[Haskell-cafe] Re: Float instance of Data.Bits
Nick Bowler
nbowler at elliptictech.com
Mon Jul 12 09:35:14 EDT 2010
On 22:02 Sat 10 Jul , Sam Martin wrote:
> > Note that the Haskell report does not require IEEE 754 binary encodings.
> > In fact, it permits 'Float' to be a decimal floating point type.
>
> True. Although I don't really understand why? Or rather, I don't
> understand why it can't be at least slightly more specific and at
> least state that Float is a 32-bit floating point value and Double is
> a 64-bit floating point value. The exact handling of various
> exceptions and denormals tends to vary across hardware, but this at
> least allows you to get at the representation.
Because this precludes efficient Haskell implementations on platforms
which do not support these formats in hardware (but might support other
formats). Also, there are other problems if the Float and Double types
do not match the corresponding types of the system's C implementation.
> I realise it'll be platform-specific (assuming isIEEE returns false),
> but then so is the behaviour of your code if you don't require IEEE
> support.
IEEE 754 defines five "basic" floating point formats:
binary32: 24 bits precision and a maximum exponent of 127.
binary64: 53 bits precision and a maximum exponent of 1023.

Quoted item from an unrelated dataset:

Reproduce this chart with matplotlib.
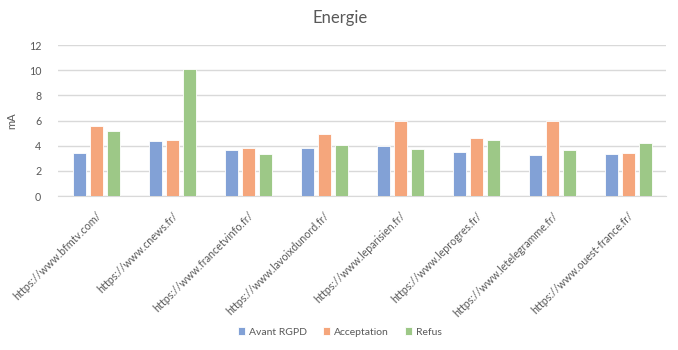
import matplotlib
matplotlib.use("Agg")
import matplotlib.pyplot as plt
import numpy as np

categories = ["https://www.bfmtv.com/", "https://www.cnews.fr/", "https://www.francetvinfo.fr/",
              "https://www.lavoixdunord.fr/", "https://www.leparisien.fr/", "https://www.leprogres.fr/",
              "https://www.letelegramme.fr/", "https://www.ouest-france.fr/"]
avant_rgpd = [3.41, 4.40, 3.68, 3.84, 4.00, 3.52, 3.23, 3.33]
acceptation = [5.55, 4.48, 3.84, 4.93, 6.00, 4.61, 5.95, 3.41]
refus = [5.15, 10.12, 3.33, 4.08, 3.76, 4.45, 3.68, 4.24]
series_names = ["Avant RGPD", "Acceptation", "Refus"]
colors = ["#82A1D6", "#F5A67C", "#9DC887"]
y_ticks = [0, 2, 4, 6, 8, 10, 12]

plt.rcParams['font.family'] = ['Lato', 'DejaVu Sans']

fig = plt.figure(figsize=(6.78, 3.5), dpi=100)
ax = fig.add_axes([58/678, 1-196/350, 608/678, 151/350])

x = np.arange(len(categories))
w = 13/76
pitch = 17/76
for i, (vals, name, c) in enumerate(zip([avant_rgpd, acceptation, refus], series_names, colors)):
    ax.bar(x + (i-1)*pitch, vals, width=w, color=c, label=name, edgecolor='white', linewidth=0.6, zorder=3)

ax.set_xlim(-0.5, len(categories)-0.5)
ax.set_ylim(0, 12)
ax.set_yticks(y_ticks)
ax.yaxis.grid(True, color='#D9D9D9', linewidth=1, zorder=0)
for s in ['top', 'right', 'left']:
    ax.spines[s].set_visible(False)
ax.spines['bottom'].set_color('#D9D9D9')
ax.tick_params(axis='both', length=0, labelsize=7.7, colors='#595959')
ax.tick_params(axis='y', pad=12)
ax.set_xticks(x)
ax.set_xticklabels(categories, rotation=45, ha='right', va='top', rotation_mode='anchor')
ax.tick_params(axis='x', pad=10)
ax.set_ylabel("mA", fontsize=8, color='#595959', labelpad=8)

fig.text(340/678, 1-18/350, "Energie", ha='center', va='center', fontsize=12, color='#595959')

leg = fig.legend(loc='center', bbox_to_anchor=(340/678, 1-332/350), ncol=3, frameon=False,
                 fontsize=7.5, handlelength=0.7, handleheight=0.7, handletextpad=0.4, columnspacing=1.5)
for t in leg.get_texts():
    t.set_color('#595959')

fig.savefig("out.png", dpi=100)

binary128: 113 bits precision and a maximum exponent of 16383.
decimal64: 16 digits precision and a maximum exponent of 384.
decimal128: 34 digits precision and a maximum exponent of 6144.
Each of these formats has a specific binary representation (with the
lovely storage hacks we all know and love). Additionally, there are two
more interchange formats which are not intended for use in arithmetic:
binary16: 11 bits precision and a maximum exponent of 15.
decimal32: 7 digits precision and a maximum exponent of 96.
Furthermore, there are so-called "Extended" and "Extensible" formats,
which satisfy certain requirements of the standard, but are permitted
to have any encoding whatsoever.
A Haskell implementation tuned for development of financial applications
would likely define Float as the decimal64 format, and Double as the
decimal128 format. isIEEE would return True since these types and
related operations conform to the IEEE floating point standard.